Boter in de VS is afgegleden tot $3.855 per ton, het laagste punt sinds de zomer van 2021. Zowel in Europa als in de VS is de daling medio juli ingezet. Sindsdien verloor de Amerikaanse boterprijs $1.758 per ton, wat neerkomt op ruim 30%. In Europa was de daling in absolute zin groter, maar relatief gezien kleiner, doordat de prijzen hier van een hoger niveau kwamen.
10% meer productie
De prijsdaling is niet zozeer een gevolg van een afzwakkende vraag, maar komt vooral door de rap gestegen Amerikaanse melkproductie. Die lag in september ruim 3% hoger dan vorig jaar en bereikte een nieuw record. Bovendien is de melk in de loop der jaren steeds vetter geworden. De boterproductie lag in juli bijna 10% boven het niveau van vorig jaar. De snelle productiestijging komt mede door extra productiecapaciteit die in de laatste jaren is gebouwd. Zo opende Dairygold in juni de grootste fabriek in het noordwesten van de VS. Door de snelle productie nemen ook de botervoorraden in vrieshuizen toe, hoewel in mindere mate.
Nederland grootafnemer
Een deel van de productiegroei wordt op de wereldmarkt afgezet. In de periode januari tot en met juli verdubbelde de export tot ruim 42.000 ton. Opmerkelijk is dat Nederland in de eerste zeven maanden uitgegroeid is tot de tweede grootste afzetmarkt en nog boter importeerde dan buurland Mexico. In juli importeerde Nederland liefst 1.364 ton boter, terwijl in dezelfde maand een jaar eerder slechts 5 ton werd ingevoerd. In de afgelopen jaren was de maandelijkse invoer nooit meer dan 100 ton en vaak veel lager.

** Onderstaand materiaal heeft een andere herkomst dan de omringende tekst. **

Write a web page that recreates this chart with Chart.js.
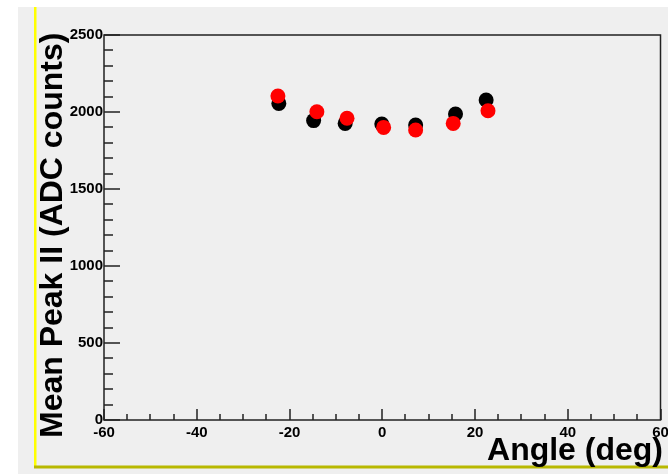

Het geïmporteerde volume in juli was bijna 15% van de Nederlandse productie die maand, wat de omvang van het volume goed weergeeft. Niet geheel toevallig toonde de Europese zuivelmarkt die maand voor het eerst barsten, wat uitmondde in een harde crash. Dat begon bij boter en sloeg over op kaas.
De oorzaak van de invoertoename ligt bij het grote prijsverschil en de sterke euro. In het tweede en derde kwartaal bedroeg het prijsverschil omgerekend bijna $3.000 per ton. Prijsverschillen komen vaker voor, maar niet in deze orde van grootte. Dit maakte het voor Nederlandse handelshuizen razend interessant om Amerikaanse boter hierheen te halen, grotendeels bestemd voor industriële toepassingen en niet zozeer voor retailverkopen.
Incentive geweken
Doordat de Europese en Amerikaanse botermarkt bijna simultaan dalen, is het prijsverschil medio oktober nog steeds $2.500 per ton. Daarmee blijft het op papier interessant om Amerikaanse boter te importeren. Toch is de vraag of handelshuizen grote volumes uit de VS blijven importeren. De snelle prijsdalingen maakt het momenteel lastig om de transporttijden van vaak enkele weken te managen. Bovendien zijn de tekorten op de Europese markt voorlopig verleden tijd, waardoor de incentive wat geweken is.